A joke from DEVINE INTERVENTION

DEVINE INTERVENTION has two main characters, a sixteen-year-old named Heidi, and her perpetually seventeen-year-old guardian angel, Jerome Hancock.

Jerome always dreamed of cutting an album--or several--with his totally awesome cousin Mike. This is what he planned to put on the cover. (Thanks to my excellent husband Adam, who made the art.)

I love the subtitle of the album, even though it's not part of the book. It's a nod to redundant album titles (Foghat by Foghat), which Adam and I find hilarious. And it also reminds me of a list we used to keep when we were first dating: Last Names We'd Rather Not Have.

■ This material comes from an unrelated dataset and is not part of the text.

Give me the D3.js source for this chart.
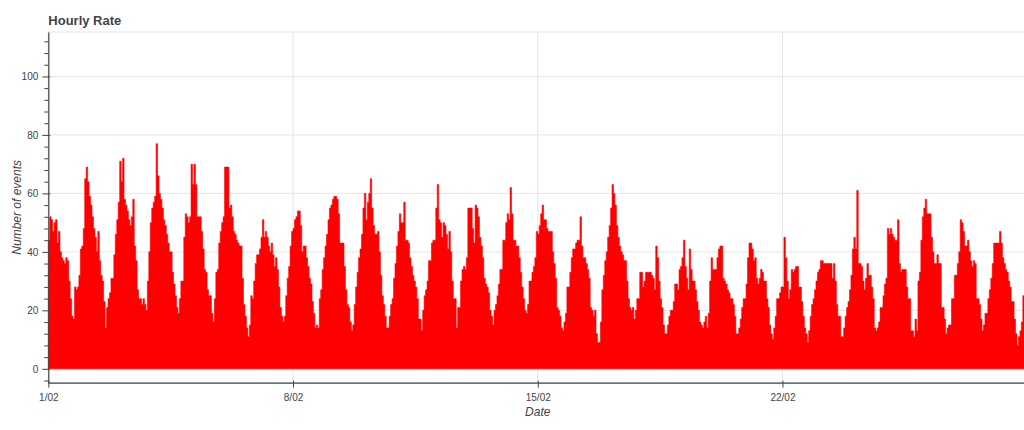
<!DOCTYPE html>
<html><head><meta charset="utf-8">
<script src="https://cdn.jsdelivr.net/npm/d3@7"></script>
<style>body{margin:0;background:#fff;overflow:hidden;} svg{display:block;}</style>
</head><body><svg id="chart" width="1024" height="430"></svg>
<script>
// ---------------- data ----------------
const chartTitle = "Hourly Rate";
const xAxisLabel = "Date";
const yAxisLabel = "Number of events";
const xTickDates = [[2021,1,1],[2021,1,8],[2021,1,15],[2021,1,22]];
const xTickLabels = ["1/02","8/02","15/02","22/02"];
const yTickValues = [0,20,40,60,80,100];
// hourly number of events from 1/02 00:00, one row per day
const hourlyEvents = [
 44,52,51,47,50,51,43,47,40,38,37,36,38,37,30,24,18,17,28,27,28,32,41,42,
 48,65,69,64,59,56,52,48,45,40,47,37,32,30,23,14,21,24,26,31,31,39,46,51,
 57,71,64,72,58,56,54,51,49,52,58,42,37,27,24,24,22,24,22,20,30,40,50,55,
 57,59,77,66,60,58,55,51,49,46,43,40,40,33,29,25,21,19,24,30,30,45,53,52,
 50,52,70,63,70,63,52,52,52,47,41,34,33,27,25,25,19,16,24,33,34,43,47,50,
 52,69,69,69,55,56,52,47,46,44,43,42,42,31,22,18,14,11,15,25,24,30,36,39,
 39,41,45,51,45,47,45,42,40,43,39,35,38,34,28,21,18,16,18,25,31,35,42,47,
 48,51,52,54,54,49,40,42,42,38,35,31,29,23,19,14,15,14,24,27,34,38,42,46,
 51,55,56,58,59,59,58,53,43,43,43,35,27,22,21,16,13,15,22,28,33,38,41,46,
 55,60,51,57,60,65,55,49,46,46,47,40,32,25,22,18,14,14,18,22,24,31,36,42,
 47,53,50,50,57,44,44,43,38,35,32,30,28,24,17,17,13,20,25,27,30,37,37,43,
 44,44,55,63,51,50,45,50,49,46,41,47,40,30,24,24,14,21,21,30,34,35,34,38,
 55,55,55,48,43,56,55,52,45,42,38,31,29,28,26,20,18,15,20,22,25,29,34,34,
 44,44,50,53,51,62,53,44,44,42,42,38,33,28,24,20,19,22,30,30,33,35,38,47,
 46,49,53,56,51,51,48,47,47,47,40,36,31,21,20,18,14,13,16,19,28,28,33,38,
 41,41,43,44,44,52,42,38,38,36,34,31,21,20,18,20,12,9,9,16,27,32,37,40,
 45,49,55,63,60,56,49,45,42,40,39,37,37,30,24,21,20,21,17,20,24,24,33,33,
 28,30,33,33,33,33,32,31,27,42,38,30,24,21,15,12,12,15,18,20,20,23,29,29,
 27,34,35,38,44,35,31,27,41,34,30,30,27,23,20,16,15,14,16,18,14,19,30,38,
 34,34,34,38,41,42,42,31,30,29,27,26,24,24,22,18,12,12,14,17,21,24,24,29,
 38,43,43,41,37,38,31,29,31,34,33,30,30,24,21,15,12,10,14,18,24,24,26,28,
 28,45,38,30,24,27,34,33,34,35,35,28,28,23,18,14,12,9,13,18,22,24,27,30,
 33,34,37,37,36,36,36,36,36,36,31,36,30,22,18,18,11,11,14,18,21,23,27,32,
 41,45,41,61,36,36,35,30,27,31,36,32,32,28,24,14,13,14,16,21,21,25,29,31,
 48,46,48,46,45,44,44,51,36,33,34,34,34,28,24,24,13,13,11,17,13,30,33,44,
 52,55,58,53,53,53,45,40,36,36,39,36,36,21,21,17,12,14,15,15,24,24,32,32,
 36,40,51,50,47,42,42,44,40,37,35,37,36,24,24,22,17,13,15,19,19,24,27,31,
 36,43,43,43,43,47,43,38,36,34,33,30,28,23,23,17,12,8,11,13,16,25
];

// ---------------- layout ----------------
const FONT = "Helvetica, 'Liberation Sans', Arial, sans-serif";
const frame = {left: 48.3, top: 32, right: 1027.2, bottom: 382.7};
const startDate = new Date(2021, 1, 1);
const endDate = new Date(2021, 2, 1);

const svg = d3.select("#chart");

const x = d3.scaleTime().domain([startDate, endDate]).range([frame.left, frame.right]);
const y = d3.scaleLinear().domain([-4.75, 115.2]).range([frame.bottom, frame.top]);

const tickDates = xTickDates.map(d => new Date(d[0], d[1], d[2]));

// grid (underlay)
const grid = svg.append("g");
grid.selectAll("line.h").data(yTickValues).join("line")
  .attr("x1", frame.left).attr("x2", frame.right)
  .attr("y1", d => y(d)).attr("y2", d => y(d))
  .attr("stroke", "#e5e5e5").attr("stroke-width", 1);
grid.selectAll("line.v").data(tickDates).join("line")
  .attr("x1", d => x(d)).attr("x2", d => x(d))
  .attr("y1", frame.top).attr("y2", frame.bottom)
  .attr("stroke", "#e5e5e5").attr("stroke-width", 1);

// frame outline
svg.append("rect")
  .attr("x", frame.left).attr("y", frame.top)
  .attr("width", frame.right - frame.left).attr("height", frame.bottom - frame.top)
  .attr("fill", "none").attr("stroke", "#e5e5e5");

// hourly bars drawn as one stepped area (each hour = one flat step)
const bars = hourlyEvents.map((v, i) => ({t: d3.timeHour.offset(startDate, i), v}));
const last = bars[bars.length - 1];
const steps = bars.concat([{t: d3.timeHour.offset(last.t, 1), v: last.v}]);
const area = d3.area()
  .curve(d3.curveStepAfter)
  .x(d => x(d.t))
  .y0(y(0))
  .y1(d => y(d.v));
svg.append("path").datum(steps)
  .attr("d", area)
  .attr("fill", "#ff0000")
  .attr("stroke", "#ff0000")
  .attr("stroke-width", 0.6)
  .attr("stroke-linejoin", "miter");

// y axis
const yAxis = svg.append("g").attr("transform", `translate(${frame.left},0)`)
  .call(d3.axisLeft(y).tickValues(yTickValues).tickSizeInner(6).tickSizeOuter(0).tickPadding(4));
yAxis.select(".domain").attr("stroke", "#444").attr("stroke-width", 1.2);
yAxis.selectAll(".tick line").attr("x1", 2).attr("stroke", "#444");
yAxis.selectAll(".tick text").attr("font-family", FONT).attr("font-size", 10).attr("fill", "#444");
const minorY = d3.range(-4, 116, 4).filter(v => v % 20 !== 0);
svg.append("g").attr("transform", `translate(${frame.left},0)`)
  .call(d3.axisLeft(y).tickValues(minorY).tickSize(4).tickFormat(""))
  .call(g => g.select(".domain").remove())
  .selectAll(".tick line").attr("stroke", "#444");

// x axis
const xAxis = svg.append("g").attr("transform", `translate(0,${frame.bottom})`)
  .call(d3.axisBottom(x).tickValues(tickDates).tickFormat((d, i) => xTickLabels[i])
        .tickSizeInner(5).tickSizeOuter(0).tickPadding(6));
xAxis.select(".domain").attr("stroke", "#444").attr("stroke-width", 1.2);
xAxis.selectAll(".tick line").attr("y1", -2).attr("stroke", "#444");
xAxis.selectAll(".tick text").attr("font-family", FONT).attr("font-size", 10).attr("fill", "#444");

// labels
svg.append("text")
  .attr("x", (frame.left + frame.right) / 2).attr("y", 416)
  .attr("text-anchor", "middle").attr("font-family", FONT).attr("font-size", 12)
  .attr("font-style", "italic").attr("fill", "#444").text(xAxisLabel);
svg.append("text")
  .attr("transform", `translate(21,${(frame.top + frame.bottom) / 2}) rotate(-90)`)
  .attr("text-anchor", "middle").attr("font-family", FONT).attr("font-size", 12)
  .attr("font-style", "italic").attr("fill", "#444").text(yAxisLabel);
svg.append("text")
  .attr("x", frame.left).attr("y", 25)
  .attr("font-family", FONT).attr("font-size", 13).attr("font-weight", "bold")
  .attr("fill", "#444").text(chartTitle);
</script>
</body></html>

"Hancock" was on it, for reasons I won't mention but that can be figured out by anyone with a similarly blue sense of humor. (And I'm truly sorry to anyone whose last name is Hancock. You can make fun of my last name all you want.)

Lately I've been asked a couple of times how I thought of X or Y detail in the book--things that seem impossibly off the wall, or evidence of some extra form of creativity.

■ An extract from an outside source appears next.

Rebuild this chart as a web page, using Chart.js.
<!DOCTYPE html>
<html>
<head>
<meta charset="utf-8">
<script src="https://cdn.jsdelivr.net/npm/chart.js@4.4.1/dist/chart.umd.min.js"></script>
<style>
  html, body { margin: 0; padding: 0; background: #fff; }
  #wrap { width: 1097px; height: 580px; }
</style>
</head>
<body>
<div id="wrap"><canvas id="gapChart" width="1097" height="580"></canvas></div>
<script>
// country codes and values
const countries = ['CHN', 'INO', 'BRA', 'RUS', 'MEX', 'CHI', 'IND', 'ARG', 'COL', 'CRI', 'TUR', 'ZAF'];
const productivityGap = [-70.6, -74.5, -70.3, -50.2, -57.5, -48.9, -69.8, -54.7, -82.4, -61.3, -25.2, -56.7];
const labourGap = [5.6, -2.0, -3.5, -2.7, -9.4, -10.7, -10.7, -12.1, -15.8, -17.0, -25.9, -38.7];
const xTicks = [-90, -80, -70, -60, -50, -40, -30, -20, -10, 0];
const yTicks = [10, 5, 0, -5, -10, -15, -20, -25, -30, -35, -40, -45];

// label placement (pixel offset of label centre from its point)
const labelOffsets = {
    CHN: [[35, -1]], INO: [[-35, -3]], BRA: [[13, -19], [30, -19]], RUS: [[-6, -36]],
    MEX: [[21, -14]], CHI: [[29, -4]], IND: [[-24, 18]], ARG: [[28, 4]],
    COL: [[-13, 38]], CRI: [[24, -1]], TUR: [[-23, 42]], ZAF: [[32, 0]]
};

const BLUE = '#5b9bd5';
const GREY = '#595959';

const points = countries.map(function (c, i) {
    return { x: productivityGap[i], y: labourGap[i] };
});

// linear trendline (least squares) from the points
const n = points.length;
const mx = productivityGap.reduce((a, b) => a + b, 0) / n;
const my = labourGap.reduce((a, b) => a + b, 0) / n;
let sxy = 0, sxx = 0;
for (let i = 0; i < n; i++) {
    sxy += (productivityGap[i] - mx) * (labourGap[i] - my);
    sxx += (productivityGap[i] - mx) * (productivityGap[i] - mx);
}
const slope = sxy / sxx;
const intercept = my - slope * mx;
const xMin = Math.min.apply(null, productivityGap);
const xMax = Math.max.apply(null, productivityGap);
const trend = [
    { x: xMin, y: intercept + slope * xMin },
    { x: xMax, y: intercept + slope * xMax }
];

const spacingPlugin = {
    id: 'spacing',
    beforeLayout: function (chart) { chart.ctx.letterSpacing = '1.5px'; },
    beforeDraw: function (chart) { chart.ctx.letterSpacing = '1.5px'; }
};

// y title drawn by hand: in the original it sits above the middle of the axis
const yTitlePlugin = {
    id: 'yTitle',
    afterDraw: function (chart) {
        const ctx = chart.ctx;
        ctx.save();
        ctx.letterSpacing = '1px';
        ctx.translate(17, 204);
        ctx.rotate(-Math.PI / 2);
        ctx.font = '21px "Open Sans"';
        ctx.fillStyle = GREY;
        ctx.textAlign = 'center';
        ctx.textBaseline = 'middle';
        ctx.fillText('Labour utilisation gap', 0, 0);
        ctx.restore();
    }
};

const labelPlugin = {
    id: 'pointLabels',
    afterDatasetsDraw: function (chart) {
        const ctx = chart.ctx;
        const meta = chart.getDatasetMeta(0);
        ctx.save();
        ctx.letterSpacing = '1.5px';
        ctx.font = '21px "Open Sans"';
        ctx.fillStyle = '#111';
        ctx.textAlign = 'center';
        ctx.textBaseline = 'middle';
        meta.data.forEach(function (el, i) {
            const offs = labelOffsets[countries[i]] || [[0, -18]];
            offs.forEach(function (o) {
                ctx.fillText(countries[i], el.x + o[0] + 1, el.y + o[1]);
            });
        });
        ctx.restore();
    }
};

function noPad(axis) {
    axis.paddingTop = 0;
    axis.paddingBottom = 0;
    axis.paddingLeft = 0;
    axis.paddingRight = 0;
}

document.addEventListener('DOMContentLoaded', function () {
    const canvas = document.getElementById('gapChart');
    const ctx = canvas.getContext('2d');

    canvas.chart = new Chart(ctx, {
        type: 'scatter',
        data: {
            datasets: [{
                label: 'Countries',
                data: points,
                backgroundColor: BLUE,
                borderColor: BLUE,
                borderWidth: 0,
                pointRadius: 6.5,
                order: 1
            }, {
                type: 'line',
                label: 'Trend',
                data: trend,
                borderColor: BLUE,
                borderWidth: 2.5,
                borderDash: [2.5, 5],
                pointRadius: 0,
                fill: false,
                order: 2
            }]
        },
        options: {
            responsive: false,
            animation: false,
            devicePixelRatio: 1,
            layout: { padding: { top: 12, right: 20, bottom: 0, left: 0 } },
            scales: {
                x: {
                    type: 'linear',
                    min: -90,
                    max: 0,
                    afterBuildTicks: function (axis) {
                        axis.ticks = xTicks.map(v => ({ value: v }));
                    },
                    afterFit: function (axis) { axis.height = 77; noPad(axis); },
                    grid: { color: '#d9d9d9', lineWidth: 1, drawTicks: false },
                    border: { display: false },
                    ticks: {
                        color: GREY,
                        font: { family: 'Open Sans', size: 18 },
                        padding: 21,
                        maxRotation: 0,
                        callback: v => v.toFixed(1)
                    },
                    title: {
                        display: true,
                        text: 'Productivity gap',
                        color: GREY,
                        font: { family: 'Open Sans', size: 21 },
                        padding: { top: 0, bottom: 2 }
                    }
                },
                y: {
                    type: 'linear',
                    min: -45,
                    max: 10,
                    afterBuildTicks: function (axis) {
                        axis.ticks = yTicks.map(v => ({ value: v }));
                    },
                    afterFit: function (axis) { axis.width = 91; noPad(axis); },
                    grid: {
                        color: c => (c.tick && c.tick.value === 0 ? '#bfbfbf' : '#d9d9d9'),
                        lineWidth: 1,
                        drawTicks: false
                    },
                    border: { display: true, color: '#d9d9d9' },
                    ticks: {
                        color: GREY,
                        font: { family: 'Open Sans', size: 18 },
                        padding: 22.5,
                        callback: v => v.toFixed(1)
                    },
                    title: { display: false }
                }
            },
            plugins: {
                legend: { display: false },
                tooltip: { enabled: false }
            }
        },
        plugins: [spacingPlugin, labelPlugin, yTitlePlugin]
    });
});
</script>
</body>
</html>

For me, it's not really like that. Some of the most unexpected details come from the plain old life I've lived. Keeping that list of unfortunate last names was a way that Adam and I created our own secret language back then. And while that sounds a big gag-worthy, secret languages don't have to be all schmoopy and cute. Favorite songs, favorite meals, shared experience that were so awful they become funny ... these things stitch us together.

That lack of spark people sometimes complain about when they're set up on dates--I think this is just the sign that two people don't speak each other's languages. It's not to say they can't be learned, but it's so much more exciting when it happens all of its own accord.

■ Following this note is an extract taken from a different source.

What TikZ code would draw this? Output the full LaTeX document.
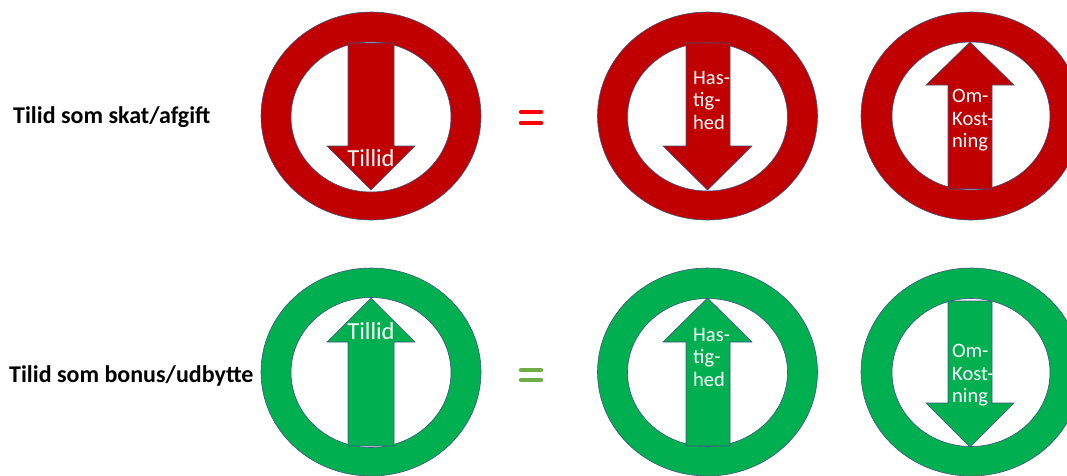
\documentclass[tikz,border=0pt]{standalone}
\usepackage{fontspec}
\setmainfont{Carlito}
\definecolor{ringred}{HTML}{C00000}
\definecolor{ringgreen}{HTML}{00B050}
\definecolor{edgeblue}{HTML}{41547F}
\definecolor{eqred}{HTML}{FF0000}
\definecolor{eqgreen}{HTML}{70AD47}
\tikzset{
  ringshape/.style={even odd rule, draw=edgeblue, line width=0.6pt},
  arrowshape/.style={draw=edgeblue, line width=0.6pt},
  rowlabel/.style={font=\bfseries\fontsize{24}{28}\selectfont, text=black, inner sep=0pt, anchor=west},
  biglabel/.style={font=\fontsize{24.5}{28}\selectfont, text=white, inner sep=0pt},
  smalllabel/.style={font=\fontsize{20.5}{22.5}\selectfont, text=white, inner sep=0pt, align=left, anchor=north west},
  eqbar/.style={line width=4.5pt, line cap=round}
}
\begin{document}
\begin{tikzpicture}[x=1pt,y=-1pt]
\useasboundingbox (0,0) rectangle (1067,475);
\clip (0,0) rectangle (1067,475);
% ---------- red row ----------
\fill[ringred, ringshape] (371,116) ellipse [x radius=110, y radius=104] (371,117) ellipse [x radius=80, y radius=75];
\fill[ringred, ringshape] (707.5,116) ellipse [x radius=110, y radius=104] (707.5,117) ellipse [x radius=80, y radius=74];
\fill[ringred, ringshape] (971,116) ellipse [x radius=110, y radius=104] (971,116) ellipse [x radius=79, y radius=74];
% arrows red
\fill[ringred, arrowshape] (348,43) -- (394,43) -- (394,146) -- (415,146) -- (371,190) -- (327,146) -- (348,146) -- cycle;
\fill[ringred, arrowshape] (686,43) -- (730,43) -- (730,146) -- (752,146) -- (707.5,190) -- (663,146) -- (686,146) -- cycle;
\fill[ringred, arrowshape] (948,189) -- (992,189) -- (992,85) -- (1014,85) -- (970,42) -- (926,85) -- (948,85) -- cycle;
\node[biglabel] (t1) at (371,158) {Tillid};
\node[smalllabel] (h1) at (693,71) {Has-\\tig-\\hed};
\node[smalllabel] (o1) at (952,89) {Om-\\Kost-\\ning};
% ---------- green row ----------
\fill[ringgreen, ringshape] (371,372) ellipse [x radius=110, y radius=104] (371,372.5) ellipse [x radius=80, y radius=75];
\fill[ringgreen, ringshape] (707.5,372) ellipse [x radius=110, y radius=104] (707.5,372.5) ellipse [x radius=80, y radius=74];
\fill[ringgreen, ringshape] (971,372) ellipse [x radius=110, y radius=104] (971,372.5) ellipse [x radius=79, y radius=74];
\fill[ringgreen, arrowshape] (348,446) -- (394,446) -- (394,342) -- (415,342) -- (371,298) -- (327,342) -- (348,342) -- cycle;
\fill[ringgreen, arrowshape] (686,446) -- (730,446) -- (730,342) -- (752,342) -- (707.5,298) -- (663,342) -- (686,342) -- cycle;
\fill[ringgreen, arrowshape] (948,301) -- (992,301) -- (992,403) -- (1014,403) -- (970,447) -- (926,403) -- (948,403) -- cycle;
\node[biglabel] (t2) at (371,331) {Tillid};
\node[smalllabel] (h2) at (693,328) {Has-\\tig-\\hed};
\node[smalllabel] (o2) at (952,344) {Om-\\Kost-\\ning};
% ---------- row labels ----------
\node[rowlabel] (l1) at (13,117) {Tilid som skat/afgift};
\node[rowlabel] (l2) at (9,376) {Tilid som bonus/udbytte};
% ---------- equals signs ----------
\coordinate (e1a) at (521,112); \coordinate (e1b) at (541,112);
\coordinate (e1c) at (521,123); \coordinate (e1d) at (541,123);
\draw[eqbar, eqred] (e1a) -- (e1b) (e1c) -- (e1d);
\coordinate (e2a) at (521,370); \coordinate (e2b) at (541,370);
\coordinate (e2c) at (521,380); \coordinate (e2d) at (541,380);
\draw[eqbar, eqgreen] (e2a) -- (e2b) (e2c) -- (e2d);
\end{tikzpicture}
\end{document}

And I like thinking of it this way, the secret language, the shared way you see the world, is a spark. When you're lucky, it combusts and is a source of lifelong warmth.

Anyway (gosh, I do go on), using this particular detail in a story lets me (I hope) entertain readers as I weave an otherwise invisible message to my husband into the text. Because it's a small detail I truly love, it helps me make my characters more vivid and lovable. So that's it. There's no magic to it. Just a bit of love.